GIVEN EXERCISE —
Every record must be transcribed in its entirety, apart from the images, which are to be omitted.

INFORMATION SHOWN —

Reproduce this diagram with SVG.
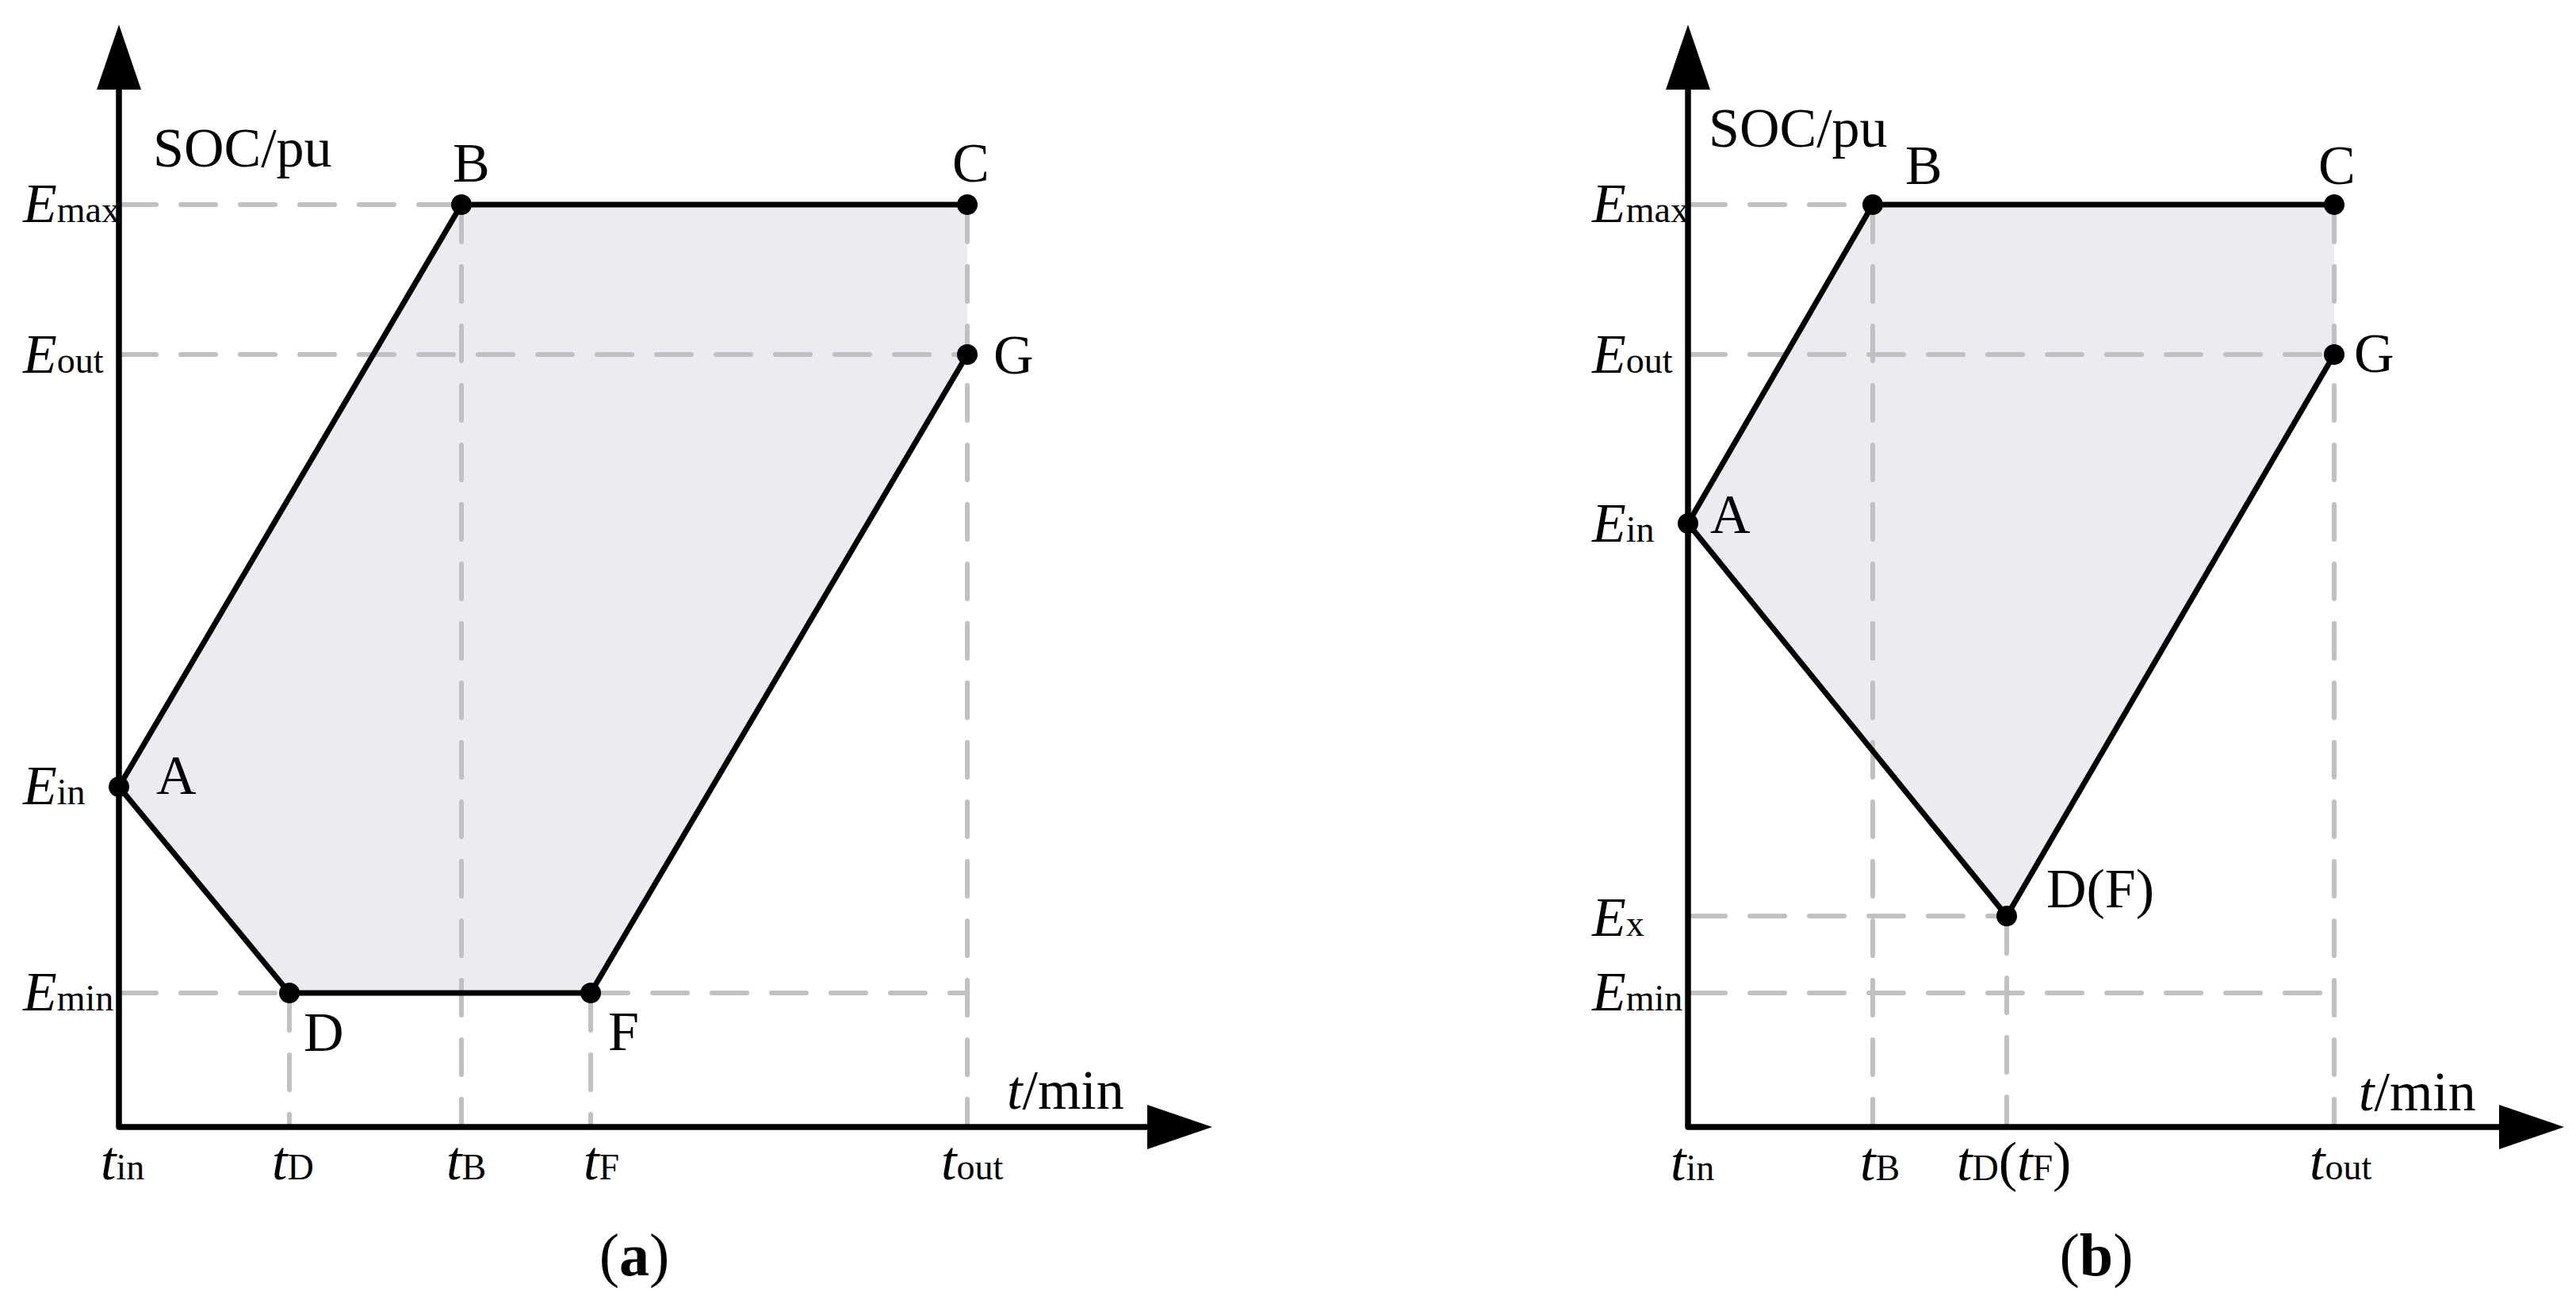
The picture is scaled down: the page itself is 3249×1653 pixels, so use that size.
<svg xmlns="http://www.w3.org/2000/svg" width="3249" height="1653" viewBox="0 0 3249 1653">
<style>
.bg{fill:#FFFFFF}
.region{fill:#EEEAF2;stroke:none}
.dash{fill:none;stroke:#C0C0C0;stroke-width:6;stroke-dasharray:44 31;stroke-linecap:round}
.edge{fill:none;stroke:#000;stroke-width:7;stroke-linejoin:round;stroke-linecap:round}
.axis{fill:none;stroke:#000;stroke-width:7.5;stroke-linejoin:round;marker-start:url(#arr);marker-end:url(#arr)}
.dot{fill:#000}
text{font-family:"Liberation Serif","Times New Roman",serif;font-size:70px;fill:#000}
.it{font-style:italic}
.sub{font-size:46px;font-style:normal}
.cap{font-size:76px}
.b{font-weight:bold}
</style>
<defs>
<marker id="arr" viewBox="0 0 82 56" refX="0" refY="28" markerWidth="82" markerHeight="56" markerUnits="userSpaceOnUse" orient="auto-start-reverse">
<path d="M0,0 L82,28 L0,56 Z" fill="#000"/>
</marker>
</defs>
<rect class="bg" x="0" y="0" width="3249" height="1653"/>

<!-- Panel (a) -->
<g id="panel-a">
<polygon class="region" points="150,992 582,258 1220,258 1220,447 745,1252 365,1252"/>
<g id="guides-a">
<line class="dash" x1="153" y1="258" x2="579" y2="258"/>
<line class="dash" x1="153" y1="447" x2="1217" y2="447"/>
<line class="dash" x1="153" y1="1252" x2="362" y2="1252"/>
<line class="dash" x1="748" y1="1252" x2="1220" y2="1252"/>
<line class="dash" x1="582" y1="261" x2="582" y2="1418"/>
<line class="dash" x1="1220" y1="261" x2="1220" y2="1418"/>
<line class="dash" x1="365" y1="1255" x2="365" y2="1418"/>
<line class="dash" x1="745" y1="1255" x2="745" y2="1418"/>
</g>
<g id="axes-a">
<path class="axis" d="M150,113 V1421 H1447"/>
<text x="193" y="210">SOC/pu</text>
<text x="1270" y="1398"><tspan class="it">t</tspan>/min</text>
</g>
<g id="connectors-a">
<polyline class="edge" points="150,992 582,258 1220,258"/>
<polyline class="edge" points="1220,447 745,1252 365,1252 150,992"/>
</g>
<g id="node-a-A"><circle class="dot" cx="150" cy="992" r="13"/><text x="197" y="1001">A</text></g>
<g id="node-a-B"><circle class="dot" cx="582" cy="258" r="13"/><text x="571" y="229">B</text></g>
<g id="node-a-C"><circle class="dot" cx="1220" cy="258" r="13"/><text x="1201" y="229">C</text></g>
<g id="node-a-G"><circle class="dot" cx="1220" cy="447" r="13"/><text x="1253" y="471">G</text></g>
<g id="node-a-D"><circle class="dot" cx="365" cy="1252" r="13"/><text x="383" y="1325">D</text></g>
<g id="node-a-F"><circle class="dot" cx="745" cy="1252" r="13"/><text x="767" y="1324">F</text></g>
<g id="ylabels-a">
<text x="29" y="280"><tspan class="it">E</tspan><tspan class="sub">max</tspan></text>
<text x="29" y="470"><tspan class="it">E</tspan><tspan class="sub">out</tspan></text>
<text x="29" y="1014"><tspan class="it">E</tspan><tspan class="sub">in</tspan></text>
<text x="29" y="1274"><tspan class="it">E</tspan><tspan class="sub">min</tspan></text>
</g>
<g id="xlabels-a">
<text x="127" y="1487"><tspan class="it">t</tspan><tspan class="sub">in</tspan></text>
<text x="343" y="1487"><tspan class="it">t</tspan><tspan class="sub">D</tspan></text>
<text x="563" y="1487"><tspan class="it">t</tspan><tspan class="sub">B</tspan></text>
<text x="736" y="1487"><tspan class="it">t</tspan><tspan class="sub">F</tspan></text>
<text x="1187" y="1487"><tspan class="it">t</tspan><tspan class="sub">out</tspan></text>
</g>
<text class="cap" x="800" y="1608" text-anchor="middle">(<tspan class="b">a</tspan>)</text>
</g>

<!-- Panel (b) -->
<g id="panel-b">
<polygon class="region" points="2129,660 2362,258 2944,258 2944,447 2531,1155"/>
<g id="guides-b">
<line class="dash" x1="2132" y1="258" x2="2359" y2="258"/>
<line class="dash" x1="2132" y1="447" x2="2941" y2="447"/>
<line class="dash" x1="2132" y1="1155" x2="2528" y2="1155"/>
<line class="dash" x1="2132" y1="1252" x2="2944" y2="1252"/>
<line class="dash" x1="2362" y1="261" x2="2362" y2="1418"/>
<line class="dash" x1="2531" y1="1158" x2="2531" y2="1418"/>
<line class="dash" x1="2944" y1="261" x2="2944" y2="1418"/>
</g>
<g id="axes-b">
<path class="axis" d="M2129,113 V1421 H3152"/>
<text x="2155" y="185">SOC/pu</text>
<text x="2975" y="1400"><tspan class="it">t</tspan>/min</text>
</g>
<g id="connectors-b">
<polyline class="edge" points="2129,660 2362,258 2944,258"/>
<polyline class="edge" points="2944,447 2531,1155 2129,660"/>
</g>
<g id="node-b-A"><circle class="dot" cx="2129" cy="660" r="13"/><text x="2157" y="672">A</text></g>
<g id="node-b-B"><circle class="dot" cx="2362" cy="258" r="13"/><text x="2403" y="232">B</text></g>
<g id="node-b-C"><circle class="dot" cx="2944" cy="258" r="13"/><text x="2924" y="232">C</text></g>
<g id="node-b-G"><circle class="dot" cx="2944" cy="447" r="13"/><text x="2969" y="469">G</text></g>
<g id="node-b-DF"><circle class="dot" cx="2531" cy="1155" r="13"/><text x="2581" y="1144">D(F)</text></g>
<g id="ylabels-b">
<text x="2008" y="280"><tspan class="it">E</tspan><tspan class="sub">max</tspan></text>
<text x="2008" y="470"><tspan class="it">E</tspan><tspan class="sub">out</tspan></text>
<text x="2008" y="683"><tspan class="it">E</tspan><tspan class="sub">in</tspan></text>
<text x="2008" y="1180"><tspan class="it">E</tspan><tspan class="sub">x</tspan></text>
<text x="2008" y="1274"><tspan class="it">E</tspan><tspan class="sub">min</tspan></text>
</g>
<g id="xlabels-b">
<text x="2107" y="1488"><tspan class="it">t</tspan><tspan class="sub">in</tspan></text>
<text x="2346" y="1488"><tspan class="it">t</tspan><tspan class="sub">B</tspan></text>
<text x="2468" y="1488"><tspan class="it">t</tspan><tspan class="sub">D</tspan>(<tspan class="it">t</tspan><tspan class="sub">F</tspan>)</text>
<text x="2913" y="1487"><tspan class="it">t</tspan><tspan class="sub">out</tspan></text>
</g>
<text class="cap" x="2644" y="1608" text-anchor="middle">(<tspan class="b">b</tspan>)</text>
</g>
</svg>
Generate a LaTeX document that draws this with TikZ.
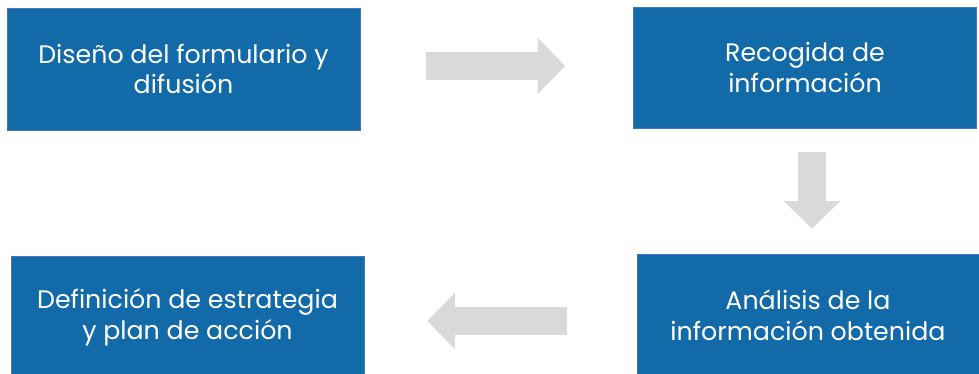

PROBLEM SOLUTION —
Reproduce this diagram with SVG.
The picture is scaled down: the page itself is 3249×1653 pixels, so use that size.
<svg xmlns="http://www.w3.org/2000/svg" width="3249" height="1653" viewBox="0 0 3249 1653">
<style>
.bg{fill:#FFFFFF}
.region{fill:#EEEAF2;stroke:none}
.dash{fill:none;stroke:#C0C0C0;stroke-width:6;stroke-dasharray:44 31;stroke-linecap:round}
.edge{fill:none;stroke:#000;stroke-width:7;stroke-linejoin:round;stroke-linecap:round}
.axis{fill:none;stroke:#000;stroke-width:7.5;stroke-linejoin:round;marker-start:url(#arr);marker-end:url(#arr)}
.dot{fill:#000}
text{font-family:"Liberation Serif","Times New Roman",serif;font-size:70px;fill:#000}
.it{font-style:italic}
.sub{font-size:46px;font-style:normal}
.cap{font-size:76px}
.b{font-weight:bold}
</style>
<defs>
<marker id="arr" viewBox="0 0 82 56" refX="0" refY="28" markerWidth="82" markerHeight="56" markerUnits="userSpaceOnUse" orient="auto-start-reverse">
<path d="M0,0 L82,28 L0,56 Z" fill="#000"/>
</marker>
</defs>
<rect class="bg" x="0" y="0" width="3249" height="1653"/>

<!-- Panel (a) -->
<g id="panel-a">
<polygon class="region" points="150,992 582,258 1220,258 1220,447 745,1252 365,1252"/>
<g id="guides-a">
<line class="dash" x1="153" y1="258" x2="579" y2="258"/>
<line class="dash" x1="153" y1="447" x2="1217" y2="447"/>
<line class="dash" x1="153" y1="1252" x2="362" y2="1252"/>
<line class="dash" x1="748" y1="1252" x2="1220" y2="1252"/>
<line class="dash" x1="582" y1="261" x2="582" y2="1418"/>
<line class="dash" x1="1220" y1="261" x2="1220" y2="1418"/>
<line class="dash" x1="365" y1="1255" x2="365" y2="1418"/>
<line class="dash" x1="745" y1="1255" x2="745" y2="1418"/>
</g>
<g id="axes-a">
<path class="axis" d="M150,113 V1421 H1447"/>
<text x="193" y="210">SOC/pu</text>
<text x="1270" y="1398"><tspan class="it">t</tspan>/min</text>
</g>
<g id="connectors-a">
<polyline class="edge" points="150,992 582,258 1220,258"/>
<polyline class="edge" points="1220,447 745,1252 365,1252 150,992"/>
</g>
<g id="node-a-A"><circle class="dot" cx="150" cy="992" r="13"/><text x="197" y="1001">A</text></g>
<g id="node-a-B"><circle class="dot" cx="582" cy="258" r="13"/><text x="571" y="229">B</text></g>
<g id="node-a-C"><circle class="dot" cx="1220" cy="258" r="13"/><text x="1201" y="229">C</text></g>
<g id="node-a-G"><circle class="dot" cx="1220" cy="447" r="13"/><text x="1253" y="471">G</text></g>
<g id="node-a-D"><circle class="dot" cx="365" cy="1252" r="13"/><text x="383" y="1325">D</text></g>
<g id="node-a-F"><circle class="dot" cx="745" cy="1252" r="13"/><text x="767" y="1324">F</text></g>
<g id="ylabels-a">
<text x="29" y="280"><tspan class="it">E</tspan><tspan class="sub">max</tspan></text>
<text x="29" y="470"><tspan class="it">E</tspan><tspan class="sub">out</tspan></text>
<text x="29" y="1014"><tspan class="it">E</tspan><tspan class="sub">in</tspan></text>
<text x="29" y="1274"><tspan class="it">E</tspan><tspan class="sub">min</tspan></text>
</g>
<g id="xlabels-a">
<text x="127" y="1487"><tspan class="it">t</tspan><tspan class="sub">in</tspan></text>
<text x="343" y="1487"><tspan class="it">t</tspan><tspan class="sub">D</tspan></text>
<text x="563" y="1487"><tspan class="it">t</tspan><tspan class="sub">B</tspan></text>
<text x="736" y="1487"><tspan class="it">t</tspan><tspan class="sub">F</tspan></text>
<text x="1187" y="1487"><tspan class="it">t</tspan><tspan class="sub">out</tspan></text>
</g>
<text class="cap" x="800" y="1608" text-anchor="middle">(<tspan class="b">a</tspan>)</text>
</g>

<!-- Panel (b) -->
<g id="panel-b">
<polygon class="region" points="2129,660 2362,258 2944,258 2944,447 2531,1155"/>
<g id="guides-b">
<line class="dash" x1="2132" y1="258" x2="2359" y2="258"/>
<line class="dash" x1="2132" y1="447" x2="2941" y2="447"/>
<line class="dash" x1="2132" y1="1155" x2="2528" y2="1155"/>
<line class="dash" x1="2132" y1="1252" x2="2944" y2="1252"/>
<line class="dash" x1="2362" y1="261" x2="2362" y2="1418"/>
<line class="dash" x1="2531" y1="1158" x2="2531" y2="1418"/>
<line class="dash" x1="2944" y1="261" x2="2944" y2="1418"/>
</g>
<g id="axes-b">
<path class="axis" d="M2129,113 V1421 H3152"/>
<text x="2155" y="185">SOC/pu</text>
<text x="2975" y="1400"><tspan class="it">t</tspan>/min</text>
</g>
<g id="connectors-b">
<polyline class="edge" points="2129,660 2362,258 2944,258"/>
<polyline class="edge" points="2944,447 2531,1155 2129,660"/>
</g>
<g id="node-b-A"><circle class="dot" cx="2129" cy="660" r="13"/><text x="2157" y="672">A</text></g>
<g id="node-b-B"><circle class="dot" cx="2362" cy="258" r="13"/><text x="2403" y="232">B</text></g>
<g id="node-b-C"><circle class="dot" cx="2944" cy="258" r="13"/><text x="2924" y="232">C</text></g>
<g id="node-b-G"><circle class="dot" cx="2944" cy="447" r="13"/><text x="2969" y="469">G</text></g>
<g id="node-b-DF"><circle class="dot" cx="2531" cy="1155" r="13"/><text x="2581" y="1144">D(F)</text></g>
<g id="ylabels-b">
<text x="2008" y="280"><tspan class="it">E</tspan><tspan class="sub">max</tspan></text>
<text x="2008" y="470"><tspan class="it">E</tspan><tspan class="sub">out</tspan></text>
<text x="2008" y="683"><tspan class="it">E</tspan><tspan class="sub">in</tspan></text>
<text x="2008" y="1180"><tspan class="it">E</tspan><tspan class="sub">x</tspan></text>
<text x="2008" y="1274"><tspan class="it">E</tspan><tspan class="sub">min</tspan></text>
</g>
<g id="xlabels-b">
<text x="2107" y="1488"><tspan class="it">t</tspan><tspan class="sub">in</tspan></text>
<text x="2346" y="1488"><tspan class="it">t</tspan><tspan class="sub">B</tspan></text>
<text x="2468" y="1488"><tspan class="it">t</tspan><tspan class="sub">D</tspan>(<tspan class="it">t</tspan><tspan class="sub">F</tspan>)</text>
<text x="2913" y="1487"><tspan class="it">t</tspan><tspan class="sub">out</tspan></text>
</g>
<text class="cap" x="2644" y="1608" text-anchor="middle">(<tspan class="b">b</tspan>)</text>
</g>
</svg>
Generate a LaTeX document that draws this with TikZ.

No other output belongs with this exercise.